By The Herald Editorial Board
Earlier this month, lawyers for Washington state’s legislators argued that state law specifically exempts lawmakers from the provisions of the state’s Public Records Act.
And lawmakers are certain about this because they are the ones who more than 20 years ago added language to the act that exempts them from turning over emails, text messages, calendars and other documents — just for example, sexual harassment complaints — when a member of the public or news media makes a formal request under the act.
In September, several state news organizations, including The Herald’s Sound Publishing, sued the Legislature over its refusal to comply with records requests. The lawsuit, filed in Thurston County Superior Court, challenges the exemption that lawmakers are using to keep secret the records they generate related to their work.
In a filing made earlier this month to the court, attorneys for the Legislature argued that amendments made to the Public Records Act, particularly one passed in 1995, lawmakers now “are treated uniquely” as compared to other public officials and agencies that must comply with the law, reported the Associated Press’ Rachel la Corte.
Court arguments may turn on that 1995 amendment to the Public Records Act, which was made law in 1972 following a successful initiative that passed with 72 percent approval.
An attorney for the media coalition responded that the 1995 amendment was made with little debate nor opportunity for public records advocates to object. “People would have appeared and objected to that,” attorney Michele-Earl Hubbard, told the Associated Press. “They never made clear that’s what they were doing.”
We can make the case no more clearly than the Public Records Act, itself:
“The people, in delegating authority, do not give their public servants the right to decide what is good for the people to know and what is not good for them to know. The people insist on remaining informed so that they may maintain control over the instruments that they have created.”
Lawmakers have made the argument that subjecting themselves to the act’s provisions would complicate the process of drafting bills and reaching consensus on legislation. Even if that is the case, state lawmakers haven’t used that justification to exempt local city councils, school boards and other local governments from complying with the law. And while local governments have asked for some relief from instances where the Public Records Act is abused or compliance has created a financial burden for cash-strapped municipalities, those officials have almost always agreed with the necessity of the law itself.
No immediate ruling is expected in the case before the Thurston County court; it’s next hearing in the matter is in late December. Ultimately, the issue is likely to go before the state Supreme Court.
In the meantime, at least two state lawmakers say they will propose legislation that would remove the exemption.
Rep. Paul Graves, R-Fall City, in announcing his legislation, said he believes the Legislature is correctly interpreting the 1995 amendment, but believes the law should apply to himself and other lawmakers as it does to all state public officials and agencies.

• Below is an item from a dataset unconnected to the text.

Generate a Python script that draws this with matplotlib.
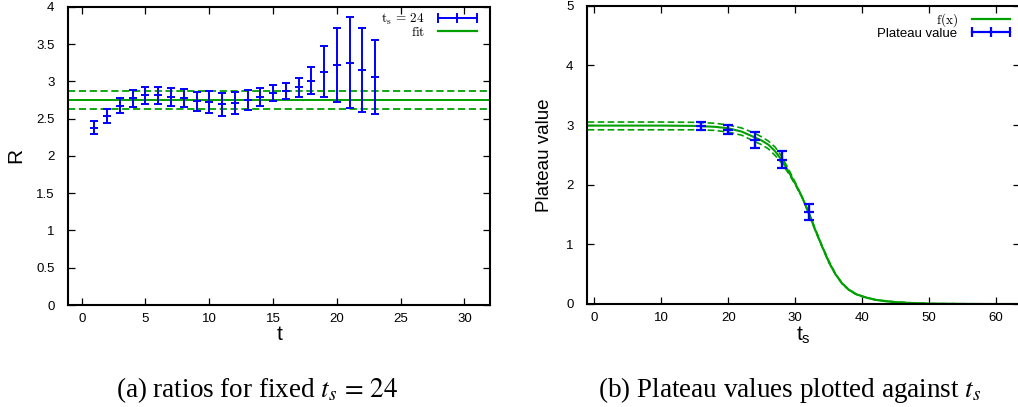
import numpy as np
import matplotlib.pyplot as plt
from matplotlib.lines import Line2D
from matplotlib.ticker import FormatStrFormatter

plt.rcParams['mathtext.fontset'] = 'cm'
narrow = ['Liberation Sans Narrow', 'Liberation Sans']
blue = '#0000ff'
green = '#00a000'

# (a) ratios for fixed t_s = 24
t_vals = np.arange(1, 24)
ratio = [2.38, 2.54, 2.67, 2.77, 2.81, 2.81, 2.79, 2.77, 2.73, 2.72, 2.69, 2.71,
         2.75, 2.79, 2.84, 2.87, 2.92, 3.01, 3.13, 3.22, 3.25, 3.15, 3.06]
ratio_err = [0.09, 0.095, 0.10, 0.11, 0.11, 0.11, 0.115, 0.12, 0.13, 0.145, 0.155, 0.15,
             0.13, 0.12, 0.11, 0.105, 0.125, 0.185, 0.34, 0.50, 0.61, 0.565, 0.50]
fit_val = 2.75
fit_err = 0.125

# (b) plateau values against t_s
ts_vals = [16, 20, 24, 28, 32]
plateau = [2.98, 2.92, 2.75, 2.42, 1.54]
plateau_err = [0.065, 0.075, 0.13, 0.145, 0.13]

# fit curve f(x) and its error band
fx_x = [-1, 0, 5, 10, 15, 18, 20, 22, 24, 25, 26, 27, 28, 29, 30, 31, 32, 33, 34,
        35, 36, 37, 38, 39, 40, 41, 42, 43, 44, 46, 48, 50, 55, 60, 64]
fx_y = [2.99, 2.99, 2.99, 2.99, 2.985, 2.97, 2.945, 2.89, 2.79, 2.74, 2.67, 2.56, 2.41,
        2.22, 2.02, 1.80, 1.53, 1.24, 0.97, 0.71, 0.50, 0.345, 0.24, 0.17, 0.128,
        0.095, 0.07, 0.052, 0.04, 0.022, 0.012, 0.006, 0.001, 0.0, 0.0]
band_x = [-1, 0, 10, 15, 18, 20, 22, 24, 25, 26, 27, 28, 29, 30, 31, 32, 33, 34, 35,
          36, 37, 38, 39, 40, 42, 45, 50, 64]
band_hi = [3.05, 3.05, 3.05, 3.045, 3.03, 3.00, 2.95, 2.86, 2.80, 2.73, 2.63, 2.47, 2.26,
           2.04, 1.80, 1.52, 1.23, 0.96, 0.70, 0.50, 0.34, 0.235, 0.165, 0.125, 0.068,
           0.03, 0.006, 0.0]
band_lo = [2.92, 2.92, 2.92, 2.92, 2.91, 2.88, 2.83, 2.72, 2.67, 2.60, 2.49, 2.36, 2.19,
           2.00, 1.79, 1.54, 1.26, 0.98, 0.73, 0.51, 0.35, 0.245, 0.175, 0.132, 0.072,
           0.035, 0.006, 0.0]

fig = plt.figure(figsize=(10.18, 4.07), dpi=100)
ax1 = fig.add_axes([68.3 / 1018, 0.2506, (490 - 68.3) / 1018, 0.7329])
ax2 = fig.add_axes([587.3 / 1018, 0.2531, (1019.5 - 587.3) / 1018, 0.7329])

# left panel
ax1.errorbar(t_vals, ratio, yerr=ratio_err, fmt='_', color=blue, ms=6, mew=1.4,
             elinewidth=1.4, capsize=2.9, capthick=1.4, zorder=3)
ax1.axhline(fit_val, color=green, lw=1.4, zorder=2)
ax1.axhline(fit_val + fit_err, color=green, lw=1.3, ls=(0, (4, 2)), zorder=2)
ax1.axhline(fit_val - fit_err, color=green, lw=1.3, ls=(0, (4, 2)), zorder=2)
ax1.set_xlim(-1.05, 32.0)
ax1.set_ylim(0, 4)
ax1.set_xticks(np.arange(0, 31, 5))
ax1.set_yticks(np.arange(0, 4.01, 0.5))
ax1.set_xlabel('t', family=narrow, fontsize=15, labelpad=0)
ax1.set_ylabel('R', family=narrow, fontsize=15, labelpad=8)

h1 = [Line2D([], [], color=blue, lw=1.4, marker='|', ms=7, mew=1.4),
      Line2D([], [], color=green, lw=1.6)]
ax1.legend(h1, [r'$\mathrm{t_s}\,=\,24$', r'$\mathrm{fit}$'], loc='upper right',
           numpoints=3, markerfirst=False, frameon=False, fontsize=9.5,
           handlelength=3.5, handletextpad=0.7, labelspacing=-0.1,
           borderaxespad=0.0, bbox_to_anchor=(0.99, 1.0))

# right panel
ax2.plot(band_x, band_hi, color=green, lw=1.2, ls=(0, (4, 2)), zorder=2)
ax2.plot(band_x, band_lo, color=green, lw=1.2, ls=(0, (4, 2)), zorder=2)
ax2.plot(fx_x, fx_y, color=green, lw=1.5, zorder=2)
ax2.errorbar(ts_vals, plateau, yerr=plateau_err, fmt='_', color=blue, ms=7, mew=1.6,
             elinewidth=1.7, capsize=3.3, capthick=1.6, zorder=3)
ax2.set_xlim(-1.05, 63.5)
ax2.set_ylim(0, 5)
ax2.set_xticks(np.arange(0, 61, 10))
ax2.set_yticks(np.arange(0, 6, 1))
ax2.set_xlabel(r'$\mathregular{t_s}$', family=narrow, fontsize=15, labelpad=0)
ax2.set_ylabel('Plateau value', family=narrow, fontsize=13.5, labelpad=9)

h2 = [Line2D([], [], color=green, lw=1.6),
      Line2D([], [], color=blue, lw=1.6, marker='|', ms=7, mew=1.6)]
leg2 = ax2.legend(h2, [r'$\mathrm{f(x)}$', 'Plateau value'], loc='upper right',
                  numpoints=3, markerfirst=False, frameon=False, fontsize=9.5,
                  handlelength=3.5, handletextpad=0.8, labelspacing=-0.1,
                  borderaxespad=0.0, bbox_to_anchor=(1.0, 1.0))
leg2.get_texts()[1].set_family(narrow)

for ax in (ax1, ax2):
    ax.tick_params(direction='in', top=True, right=True, length=5, width=0.9)
    ax.tick_params(axis='x', pad=6)
    ax.tick_params(axis='y', pad=10)
    ax.xaxis.set_major_formatter(FormatStrFormatter('%g'))
    ax.yaxis.set_major_formatter(FormatStrFormatter('%g'))
    for lbl in ax.get_xticklabels() + ax.get_yticklabels():
        lbl.set_family(narrow)
        lbl.set_fontsize(9.5)
    for sp in ax.spines.values():
        sp.set_linewidth(1.5)

fig.text(257 / 1018, 0.0246, r'(a) ratios for fixed $t_s\,=\,24$', ha='center',
         va='baseline', family='Liberation Serif', fontsize=19.5, math_fontfamily='stix')
fig.text(790 / 1018, 0.0246, r'(b) Plateau values plotted against $t_s$', ha='center',
         va='baseline', family='Liberation Serif', fontsize=19.5, math_fontfamily='stix')

fig.savefig('out.png', dpi=100)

“Transparency and accountability are critical to our system of representative democracy,” Graves said in a release last week. “From the governor to city council members, no elected official should be exempt from answering to the people they represent.”
Graves’ Legislative Transparency Act would essential remove the 1995 language from the Public Records Act and subject lawmakers to the same compliance requirements expected of other public officials.
Rep. Gerry Pollet, D-Seattle, also plans to file legislation to remove the exemption during the coming session, which begins Jan. 8.
Neither bill is likely to get far, especially during a short 60-day session that will be dominated by a to-do list that includes passage of a capital budget, resolution to a water rights case and necessary fixes to the K-12 funding solution lawmakers passed this year.
That’s all the more reason for the media coalition to pursue the lawsuit and obtain some direction from the courts. Because, wouldn’t it have been helpful for citizens to have some better insight in to how those decisions were made?